== DATA PROVIDED

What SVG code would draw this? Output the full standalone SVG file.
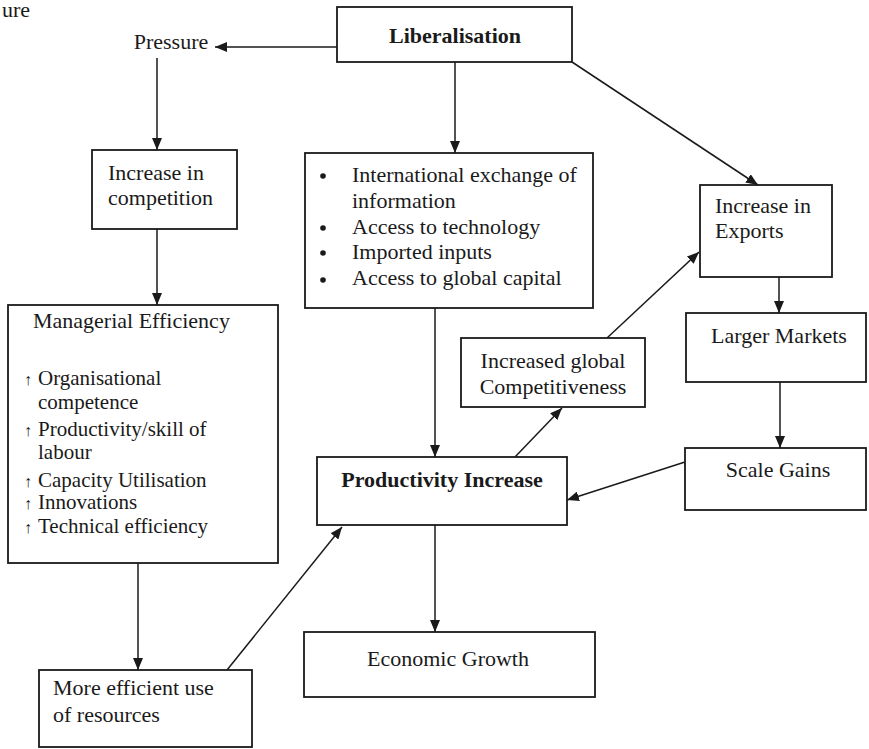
<svg xmlns="http://www.w3.org/2000/svg" width="869" height="749" viewBox="0 0 869 749">
<style>
  text { font-family: "Liberation Serif", "Times New Roman", serif; fill: #1a1a1a; font-size: 22px; }
  .b { font-weight: bold; }
  .box { fill: #ffffff; stroke: #1a1a1a; stroke-width: 1.8; }
  .ln { stroke: #1a1a1a; stroke-width: 1.5; fill: none; marker-end: url(#ah); }
  .mid { text-anchor: middle; }
  .up { font-size: 16px; }
  .it { font-size: 21px; }
</style>
<defs>
  <marker id="ah" markerWidth="12" markerHeight="10" refX="12" refY="5" orient="auto" markerUnits="userSpaceOnUse">
    <path d="M0,0 L12,5 L0,10 Z" fill="#1a1a1a"/>
  </marker>
</defs>
<rect width="869" height="749" fill="#ffffff"/>
<text x="2" y="17" font-size="20">ure</text>

<g id="connectors">
  <line class="ln" x1="337" y1="47" x2="215" y2="47"/>
  <line class="ln" x1="157" y1="58" x2="157" y2="150"/>
  <line class="ln" x1="157" y1="229" x2="157" y2="305"/>
  <line class="ln" x1="138" y1="563" x2="138" y2="670"/>
  <line class="ln" x1="227" y1="670" x2="342" y2="527"/>
  <line class="ln" x1="455" y1="62" x2="455" y2="153"/>
  <line class="ln" x1="435" y1="308" x2="435" y2="457"/>
  <line class="ln" x1="435" y1="525" x2="435" y2="632"/>
  <line class="ln" x1="572" y1="62" x2="758" y2="185"/>
  <line class="ln" x1="779" y1="277" x2="779" y2="313"/>
  <line class="ln" x1="780" y1="382" x2="780" y2="448"/>
  <line class="ln" x1="685" y1="462" x2="567" y2="500"/>
  <line class="ln" x1="515" y1="457" x2="562" y2="408"/>
  <line class="ln" x1="607" y1="338" x2="699" y2="252"/>
</g>

<g id="liberalisation">
  <rect class="box" x="337" y="7" width="235" height="55"/>
  <text x="455" y="43" class="b mid" font-size="27">Liberalisation</text>
</g>
<g id="pressure">
  <text x="171" y="49" class="mid">Pressure</text>
</g>
<g id="competition">
  <rect class="box" x="92" y="150" width="145" height="79"/>
  <text x="108" y="180">Increase in</text>
  <text x="108" y="205">competition</text>
</g>
<g id="managerial">
  <rect class="box" x="8" y="305" width="270" height="258"/>
  <text x="33" y="328" font-size="20.5">Managerial Efficiency</text>
  <text x="24" y="385" class="up">↑</text><text x="38" y="385" class="it">Organisational</text>
  <text x="38" y="409" class="it">competence</text>
  <text x="24" y="436" class="up">↑</text><text x="38" y="436" class="it">Productivity/skill of</text>
  <text x="38" y="459" class="it">labour</text>
  <text x="24" y="487" class="up">↑</text><text x="38" y="487" class="it">Capacity Utilisation</text>
  <text x="24" y="509" class="up">↑</text><text x="38" y="509" class="it">Innovations</text>
  <text x="24" y="533" class="up">↑</text><text x="38" y="533" class="it">Technical efficiency</text>
</g>
<g id="efficient-use">
  <rect class="box" x="39" y="670" width="213" height="77"/>
  <text x="53" y="695">More efficient use</text>
  <text x="53" y="722">of resources</text>
</g>
<g id="channels">
  <rect class="box" x="305" y="153" width="288" height="155"/>
  <circle cx="323" cy="176" r="2.8" fill="#1a1a1a"/>
  <circle cx="323" cy="228" r="2.8" fill="#1a1a1a"/>
  <circle cx="323" cy="253" r="2.8" fill="#1a1a1a"/>
  <circle cx="323" cy="280" r="2.8" fill="#1a1a1a"/>
  <text x="352" y="182">International exchange of</text>
  <text x="352" y="208">information</text>
  <text x="352" y="234">Access to technology</text>
  <text x="352" y="259">Imported inputs</text>
  <text x="352" y="285">Access to global capital</text>
</g>
<g id="productivity">
  <rect class="box" x="317" y="457" width="250" height="68"/>
  <text x="442" y="487" class="b mid">Productivity Increase</text>
</g>
<g id="growth">
  <rect class="box" x="304" y="632" width="291" height="65"/>
  <text x="448" y="666" class="mid" font-size="26">Economic Growth</text>
</g>
<g id="exports">
  <rect class="box" x="700" y="185" width="132" height="92"/>
  <text x="715" y="213">Increase in</text>
  <text x="715" y="238">Exports</text>
</g>
<g id="larger-markets">
  <rect class="box" x="686" y="313" width="180" height="69"/>
  <text x="779" y="343" class="mid">Larger Markets</text>
</g>
<g id="scale-gains">
  <rect class="box" x="685" y="448" width="181" height="62"/>
  <text x="778" y="477" class="mid">Scale Gains</text>
</g>
<g id="competitiveness">
  <rect class="box" x="461" y="338" width="184" height="69"/>
  <text x="553" y="368" class="mid">Increased global</text>
  <text x="553" y="394" class="mid">Competitiveness</text>
</g>
</svg>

====

### SHORT EXERCISE
In your copy of the listing above, reproduce each line exactly and omit all pictures.

### ANSWER TO THIS EXERCISE
What SVG code would draw this? Output the full standalone SVG file.
<svg xmlns="http://www.w3.org/2000/svg" width="869" height="749" viewBox="0 0 869 749">
<style>
  text { font-family: "Liberation Serif", "Times New Roman", serif; fill: #1a1a1a; font-size: 22px; }
  .b { font-weight: bold; }
  .box { fill: #ffffff; stroke: #1a1a1a; stroke-width: 1.8; }
  .ln { stroke: #1a1a1a; stroke-width: 1.5; fill: none; marker-end: url(#ah); }
  .mid { text-anchor: middle; }
  .up { font-size: 16px; }
  .it { font-size: 21px; }
</style>
<defs>
  <marker id="ah" markerWidth="12" markerHeight="10" refX="12" refY="5" orient="auto" markerUnits="userSpaceOnUse">
    <path d="M0,0 L12,5 L0,10 Z" fill="#1a1a1a"/>
  </marker>
</defs>
<rect width="869" height="749" fill="#ffffff"/>
<text x="2" y="17" font-size="20">ure</text>

<g id="connectors">
  <line class="ln" x1="337" y1="47" x2="215" y2="47"/>
  <line class="ln" x1="157" y1="58" x2="157" y2="150"/>
  <line class="ln" x1="157" y1="229" x2="157" y2="305"/>
  <line class="ln" x1="138" y1="563" x2="138" y2="670"/>
  <line class="ln" x1="227" y1="670" x2="342" y2="527"/>
  <line class="ln" x1="455" y1="62" x2="455" y2="153"/>
  <line class="ln" x1="435" y1="308" x2="435" y2="457"/>
  <line class="ln" x1="435" y1="525" x2="435" y2="632"/>
  <line class="ln" x1="572" y1="62" x2="758" y2="185"/>
  <line class="ln" x1="779" y1="277" x2="779" y2="313"/>
  <line class="ln" x1="780" y1="382" x2="780" y2="448"/>
  <line class="ln" x1="685" y1="462" x2="567" y2="500"/>
  <line class="ln" x1="515" y1="457" x2="562" y2="408"/>
  <line class="ln" x1="607" y1="338" x2="699" y2="252"/>
</g>

<g id="liberalisation">
  <rect class="box" x="337" y="7" width="235" height="55"/>
  <text x="455" y="43" class="b mid" font-size="27">Liberalisation</text>
</g>
<g id="pressure">
  <text x="171" y="49" class="mid">Pressure</text>
</g>
<g id="competition">
  <rect class="box" x="92" y="150" width="145" height="79"/>
  <text x="108" y="180">Increase in</text>
  <text x="108" y="205">competition</text>
</g>
<g id="managerial">
  <rect class="box" x="8" y="305" width="270" height="258"/>
  <text x="33" y="328" font-size="20.5">Managerial Efficiency</text>
  <text x="24" y="385" class="up">↑</text><text x="38" y="385" class="it">Organisational</text>
  <text x="38" y="409" class="it">competence</text>
  <text x="24" y="436" class="up">↑</text><text x="38" y="436" class="it">Productivity/skill of</text>
  <text x="38" y="459" class="it">labour</text>
  <text x="24" y="487" class="up">↑</text><text x="38" y="487" class="it">Capacity Utilisation</text>
  <text x="24" y="509" class="up">↑</text><text x="38" y="509" class="it">Innovations</text>
  <text x="24" y="533" class="up">↑</text><text x="38" y="533" class="it">Technical efficiency</text>
</g>
<g id="efficient-use">
  <rect class="box" x="39" y="670" width="213" height="77"/>
  <text x="53" y="695">More efficient use</text>
  <text x="53" y="722">of resources</text>
</g>
<g id="channels">
  <rect class="box" x="305" y="153" width="288" height="155"/>
  <circle cx="323" cy="176" r="2.8" fill="#1a1a1a"/>
  <circle cx="323" cy="228" r="2.8" fill="#1a1a1a"/>
  <circle cx="323" cy="253" r="2.8" fill="#1a1a1a"/>
  <circle cx="323" cy="280" r="2.8" fill="#1a1a1a"/>
  <text x="352" y="182">International exchange of</text>
  <text x="352" y="208">information</text>
  <text x="352" y="234">Access to technology</text>
  <text x="352" y="259">Imported inputs</text>
  <text x="352" y="285">Access to global capital</text>
</g>
<g id="productivity">
  <rect class="box" x="317" y="457" width="250" height="68"/>
  <text x="442" y="487" class="b mid">Productivity Increase</text>
</g>
<g id="growth">
  <rect class="box" x="304" y="632" width="291" height="65"/>
  <text x="448" y="666" class="mid" font-size="26">Economic Growth</text>
</g>
<g id="exports">
  <rect class="box" x="700" y="185" width="132" height="92"/>
  <text x="715" y="213">Increase in</text>
  <text x="715" y="238">Exports</text>
</g>
<g id="larger-markets">
  <rect class="box" x="686" y="313" width="180" height="69"/>
  <text x="779" y="343" class="mid">Larger Markets</text>
</g>
<g id="scale-gains">
  <rect class="box" x="685" y="448" width="181" height="62"/>
  <text x="778" y="477" class="mid">Scale Gains</text>
</g>
<g id="competitiveness">
  <rect class="box" x="461" y="338" width="184" height="69"/>
  <text x="553" y="368" class="mid">Increased global</text>
  <text x="553" y="394" class="mid">Competitiveness</text>
</g>
</svg>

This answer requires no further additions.